Apollo defends Orestes by claiming that his command to Orestes comes directly from Zeus (E 622-625). Then drawing a difference between Orestes’ matricide and Clytaemnestra’s mariticide, Apollo says:
“The woman you call the mother of the child
is not the parent, just a nurse to the seed,
the new born seed that grows and swells inside her.

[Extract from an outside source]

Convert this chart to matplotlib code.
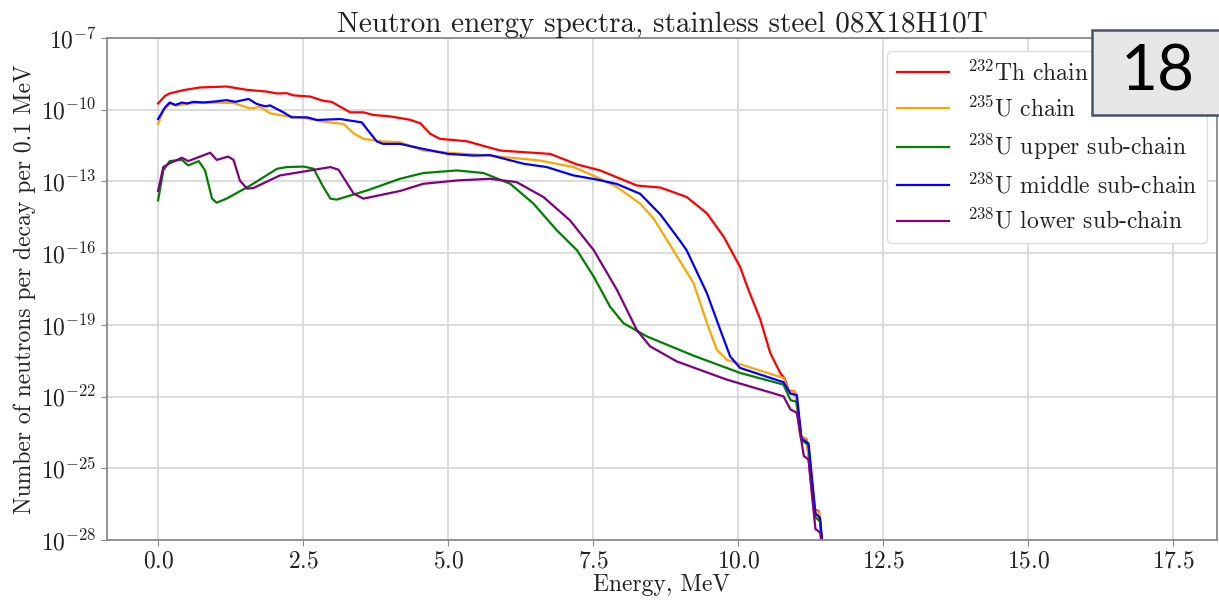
import numpy as np
import matplotlib
matplotlib.use('Agg')
import matplotlib.pyplot as plt
from matplotlib.patches import Rectangle

plt.rcParams['font.family'] = 'serif'
plt.rcParams['font.serif'] = ['cmr10']
plt.rcParams['mathtext.fontset'] = 'cm'
plt.rcParams['axes.formatter.use_mathtext'] = True

# energies (MeV) and log10 of neutrons per decay per 0.1 MeV
th232_e = [0, 0.12, 0.2, 0.44, 0.72, 1.18, 1.53, 1.87, 2.05, 2.22, 2.33, 2.62, 2.85, 2.99,
           3.31, 3.54, 3.71, 4.0, 4.34, 4.52, 4.69, 4.86, 5.32, 5.90, 6.76, 7.22, 7.62, 7.97,
           8.25, 8.66, 9.11, 9.46, 9.75, 10.03, 10.17, 10.38, 10.55, 10.72, 10.80, 10.87,
           10.98, 11.07, 11.18, 11.30, 11.39, 11.48]
th232_log = [-9.74, -9.42, -9.32, -9.18, -9.07, -9.03, -9.17, -9.24, -9.32, -9.31, -9.40,
             -9.45, -9.63, -9.67, -10.11, -10.11, -10.22, -10.28, -10.42, -10.57, -11.01,
             -11.22, -11.32, -11.71, -11.85, -12.29, -12.54, -12.89, -13.17, -13.26, -13.65,
             -14.34, -15.32, -16.57, -17.5, -18.78, -20.17, -21.0, -21.25, -21.75, -21.80,
             -23.65, -23.80, -26.70, -26.80, -29]

u235_e = [0, 0.09, 0.2, 0.32, 0.55, 0.78, 1.30, 1.59, 1.76, 1.93, 2.16, 2.45, 2.85, 3.20,
          3.37, 3.54, 3.88, 4.17, 4.57, 5.0, 5.72, 6.59, 7.16, 7.56, 7.91, 8.31, 8.54, 8.88,
          9.23, 9.46, 9.63, 9.80, 10.15, 10.78, 10.87, 10.98, 11.07, 11.18, 11.30, 11.39, 11.48]
u235_log = [-10.60, -10.04, -9.76, -9.83, -9.74, -9.70, -9.72, -9.95, -9.88, -10.15, -10.25,
            -10.32, -10.50, -10.60, -10.99, -11.22, -11.33, -11.36, -11.71, -11.80, -11.92,
            -12.13, -12.40, -12.82, -13.24, -13.93, -14.55, -15.88, -17.26, -18.93, -20.04,
            -20.46, -20.74, -21.22, -21.78, -21.80, -23.68, -23.82, -26.74, -26.83, -29]

u238_up_e = [0, 0.09, 0.2, 0.41, 0.52, 0.70, 0.81, 0.93, 1.01, 1.18, 1.59, 2.05, 2.22, 2.51,
             2.68, 2.85, 2.97, 3.08, 3.60, 4.17, 4.57, 5.15, 5.61, 6.07, 6.47, 6.87, 7.22,
             7.51, 7.79, 8.02, 8.43, 9.23, 10.03, 10.78, 10.90, 11.01, 11.09, 11.21, 11.33,
             11.41, 11.48]
u238_up_log = [-13.79, -12.54, -12.15, -12.10, -12.33, -12.15, -12.54, -13.72, -13.89, -13.72,
               -13.17, -12.47, -12.40, -12.38, -12.47, -13.24, -13.72, -13.76, -13.38, -12.89,
               -12.65, -12.54, -12.65, -13.10, -13.93, -15.04, -15.88, -16.99, -18.24, -18.93,
               -19.49, -20.29, -21.01, -21.50, -22.15, -22.22, -23.82, -24.03, -27.05, -27.22, -29]

u238_mid_e = [0, 0.12, 0.2, 0.30, 0.41, 0.50, 0.61, 0.78, 1.01, 1.18, 1.33, 1.56, 1.70, 1.85,
              1.93, 2.16, 2.30, 2.57, 2.74, 3.14, 3.51, 3.60, 3.77, 3.88, 4.17, 4.57, 5.0,
              5.44, 5.72, 6.30, 6.70, 7.16, 7.56, 7.91, 8.31, 8.66, 9.0, 9.11, 9.46, 9.69,
              9.86, 10.03, 10.38, 10.78, 10.90, 11.01, 11.09, 11.21, 11.33, 11.41, 11.48]
u238_mid_log = [-10.39, -9.90, -9.70, -9.80, -9.70, -9.74, -9.67, -9.70, -9.65, -9.60, -9.67,
                -9.55, -9.76, -9.86, -9.82, -10.11, -10.32, -10.32, -10.43, -10.39, -10.53,
                -10.81, -11.33, -11.43, -11.43, -11.64, -11.85, -11.92, -11.90, -12.26, -12.40,
                -12.75, -12.92, -13.11, -13.52, -14.39, -15.50, -15.88, -17.68, -19.21, -20.32,
                -20.80, -21.08, -21.40, -21.88, -21.94, -23.75, -23.96, -26.88, -27.08, -29]

u238_low_e = [0, 0.09, 0.2, 0.41, 0.52, 0.90, 1.01, 1.21, 1.30, 1.41, 1.53, 1.64, 2.10, 2.45,
              2.97, 3.11, 3.37, 3.54, 4.17, 4.57, 5.15, 5.72, 6.18, 6.64, 7.10, 7.51, 7.91,
              8.25, 8.48, 8.94, 9.80, 10.78, 10.90, 11.01, 11.13, 11.21, 11.33, 11.41, 11.48]
u238_low_log = [-13.40, -12.40, -12.24, -12.01, -12.15, -11.80, -12.10, -11.96, -12.10, -12.96,
                -13.30, -13.28, -12.75, -12.61, -12.40, -12.51, -13.51, -13.72, -13.40, -13.10,
                -12.96, -12.89, -13.03, -13.65, -14.63, -15.88, -17.54, -19.21, -19.90, -20.53,
                -21.29, -21.99, -22.54, -22.68, -24.49, -24.63, -27.54, -27.68, -29]

series = [
    (th232_e, th232_log, 'red', r'$^{232}$Th chain'),
    (u235_e, u235_log, 'orange', r'$^{235}$U chain'),
    (u238_up_e, u238_up_log, 'green', r'$^{238}$U upper sub-chain'),
    (u238_mid_e, u238_mid_log, 'blue', r'$^{238}$U middle sub-chain'),
    (u238_low_e, u238_low_log, 'purple', r'$^{238}$U lower sub-chain'),
]

fig = plt.figure(figsize=(12.19, 6.0), dpi=100)
ax = fig.add_axes([0.0878, 0.1, 0.9105, 0.8367])

for e, lg, color, label in series:
    ax.plot(e, 10.0 ** np.array(lg), color=color, lw=1.6, label=label)

ax.set_yscale('log')
ax.set_ylim(1e-28, 1e-7)
ax.set_xlim(-0.88, 18.25)
ax.set_yticks([10.0 ** k for k in range(-28, -6, 3)])
ax.minorticks_off()
ax.set_xticks(np.arange(0, 18, 2.5))
ax.grid(True, color='#d9d9d9', lw=1.3)
ax.set_axisbelow(True)
for s in ax.spines.values():
    s.set_color('#8a8a8a')
    s.set_linewidth(1.3)
ax.tick_params(colors='#8a8a8a', labelcolor='#222222', labelsize=17, length=4)

ax.set_title('Neutron energy spectra, stainless steel 08X18H10T', fontsize=21,
             color='#222222', pad=4)
ax.set_xlabel('Energy, MeV', fontsize=17, color='#222222', labelpad=1)
ax.set_ylabel('Number of neutrons per decay per 0.1 MeV', fontsize=17, color='#222222')

leg = ax.legend(loc='upper right', fontsize=17, bbox_to_anchor=(1207 / 1219, 1 - 51 / 600),
                bbox_transform=fig.transFigure, borderaxespad=0, handlelength=2.2,
                labelspacing=0.45, framealpha=1.0, edgecolor='#dddddd')
for t in leg.get_texts():
    t.set_color('#222222')

# slide number badge
fig.patches.append(Rectangle((0.896, 0.808), 0.2, 0.142, transform=fig.transFigure,
                             facecolor='#e7e7e7', edgecolor='#44546a', lw=1.8, zorder=10))
fig.text(0.950, 0.879, '18', family='Lato', fontsize=46, ha='center', va='center',
         color='black', zorder=11)

fig.savefig('out.png', dpi=100)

The man is the source of life – the one who mounts.”
(E 666-679)
In the end, Athena casts the decisive vote and acquits Orestes because she “cannot set more store by the woman’s death / she killed her husband, guardian of the house” (E 754-755). With this decision, the Athenians turn their backs on the primitive personal vengeance and embrace the civilized legal system with trial by jury.
What about the book?
This book, part of the Penguin Classics series, is a verse translation by Robert Fagles. Like his translation of Homer’s epic poems, Fagles’ translation of The Oresteia is very easy to read. However, the introductory essay by Fagles and W. B. Standford is very dense and difficult to digest. There are useful notes at the end of the book.
Finally …
Recommended.
Et cetera
Tantalus had 2 other children. Of Broteas we know little other than that he was very ugly. The second, Niobe, is a poster girl for hubris. She had fourteen children and one fine day she decided to declare that she was a more blessed mother than Leto, who had only two. Unfortunately for Niobe, Leto’s two children were Artemis and Apollo, and they punished her by exterminating every one of her children. The story is told in Ovid’s Metamophorses (VI.146-317).
The Furies (or Erinyes) are not the same as Gorgons or Harpies. Interestingly, all three appear in Dante’s Inferno. Three Erinyes appear in Canto IX and threaten Dante with the head of Medusa, a Gorgon. The Harpies appear in Canto XIII.